What this task involves: Every line of the material is to be quoted verbatim, minus the pictures.

====

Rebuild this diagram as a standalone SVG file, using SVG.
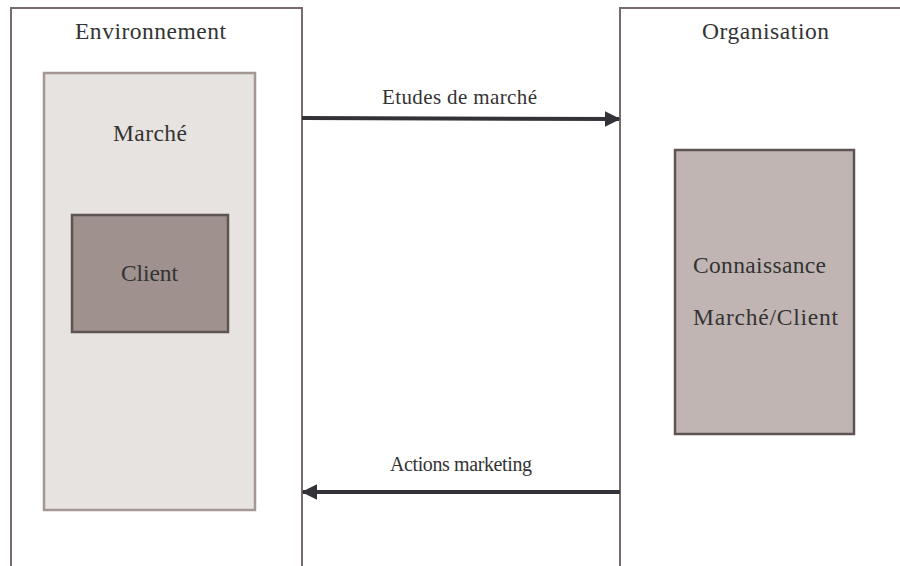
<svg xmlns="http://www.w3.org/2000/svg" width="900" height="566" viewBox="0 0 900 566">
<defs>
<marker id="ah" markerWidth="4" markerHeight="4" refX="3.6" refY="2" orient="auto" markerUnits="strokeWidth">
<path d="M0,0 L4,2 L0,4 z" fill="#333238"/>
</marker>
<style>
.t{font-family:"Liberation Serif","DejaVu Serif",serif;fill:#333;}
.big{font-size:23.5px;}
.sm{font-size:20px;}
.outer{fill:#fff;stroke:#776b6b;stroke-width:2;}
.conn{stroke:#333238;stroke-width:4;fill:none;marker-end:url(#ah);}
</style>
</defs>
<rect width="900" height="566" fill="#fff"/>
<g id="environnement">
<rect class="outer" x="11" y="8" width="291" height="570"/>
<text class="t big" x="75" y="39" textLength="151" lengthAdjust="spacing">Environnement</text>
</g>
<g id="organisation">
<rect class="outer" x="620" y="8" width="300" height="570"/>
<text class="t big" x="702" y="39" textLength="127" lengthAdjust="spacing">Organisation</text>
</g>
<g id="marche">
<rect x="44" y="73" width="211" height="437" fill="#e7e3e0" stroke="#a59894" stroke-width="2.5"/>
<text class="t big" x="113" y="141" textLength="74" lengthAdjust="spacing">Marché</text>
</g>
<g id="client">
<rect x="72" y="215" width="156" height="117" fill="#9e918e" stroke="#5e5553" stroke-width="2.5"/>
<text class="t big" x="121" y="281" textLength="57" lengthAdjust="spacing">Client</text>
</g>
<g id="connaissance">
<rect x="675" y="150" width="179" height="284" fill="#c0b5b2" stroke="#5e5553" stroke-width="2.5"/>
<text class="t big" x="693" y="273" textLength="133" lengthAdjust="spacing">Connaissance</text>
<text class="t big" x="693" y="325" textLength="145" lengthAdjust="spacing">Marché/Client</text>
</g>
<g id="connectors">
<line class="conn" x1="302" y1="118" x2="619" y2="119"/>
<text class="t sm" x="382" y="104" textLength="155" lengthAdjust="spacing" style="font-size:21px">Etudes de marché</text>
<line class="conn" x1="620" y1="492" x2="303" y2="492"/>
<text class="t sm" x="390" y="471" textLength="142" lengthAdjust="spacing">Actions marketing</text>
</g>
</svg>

====

Response to the task:
Rebuild this diagram as a standalone SVG file, using SVG.
<svg xmlns="http://www.w3.org/2000/svg" width="900" height="566" viewBox="0 0 900 566">
<defs>
<marker id="ah" markerWidth="4" markerHeight="4" refX="3.6" refY="2" orient="auto" markerUnits="strokeWidth">
<path d="M0,0 L4,2 L0,4 z" fill="#333238"/>
</marker>
<style>
.t{font-family:"Liberation Serif","DejaVu Serif",serif;fill:#333;}
.big{font-size:23.5px;}
.sm{font-size:20px;}
.outer{fill:#fff;stroke:#776b6b;stroke-width:2;}
.conn{stroke:#333238;stroke-width:4;fill:none;marker-end:url(#ah);}
</style>
</defs>
<rect width="900" height="566" fill="#fff"/>
<g id="environnement">
<rect class="outer" x="11" y="8" width="291" height="570"/>
<text class="t big" x="75" y="39" textLength="151" lengthAdjust="spacing">Environnement</text>
</g>
<g id="organisation">
<rect class="outer" x="620" y="8" width="300" height="570"/>
<text class="t big" x="702" y="39" textLength="127" lengthAdjust="spacing">Organisation</text>
</g>
<g id="marche">
<rect x="44" y="73" width="211" height="437" fill="#e7e3e0" stroke="#a59894" stroke-width="2.5"/>
<text class="t big" x="113" y="141" textLength="74" lengthAdjust="spacing">Marché</text>
</g>
<g id="client">
<rect x="72" y="215" width="156" height="117" fill="#9e918e" stroke="#5e5553" stroke-width="2.5"/>
<text class="t big" x="121" y="281" textLength="57" lengthAdjust="spacing">Client</text>
</g>
<g id="connaissance">
<rect x="675" y="150" width="179" height="284" fill="#c0b5b2" stroke="#5e5553" stroke-width="2.5"/>
<text class="t big" x="693" y="273" textLength="133" lengthAdjust="spacing">Connaissance</text>
<text class="t big" x="693" y="325" textLength="145" lengthAdjust="spacing">Marché/Client</text>
</g>
<g id="connectors">
<line class="conn" x1="302" y1="118" x2="619" y2="119"/>
<text class="t sm" x="382" y="104" textLength="155" lengthAdjust="spacing" style="font-size:21px">Etudes de marché</text>
<line class="conn" x1="620" y1="492" x2="303" y2="492"/>
<text class="t sm" x="390" y="471" textLength="142" lengthAdjust="spacing">Actions marketing</text>
</g>
</svg>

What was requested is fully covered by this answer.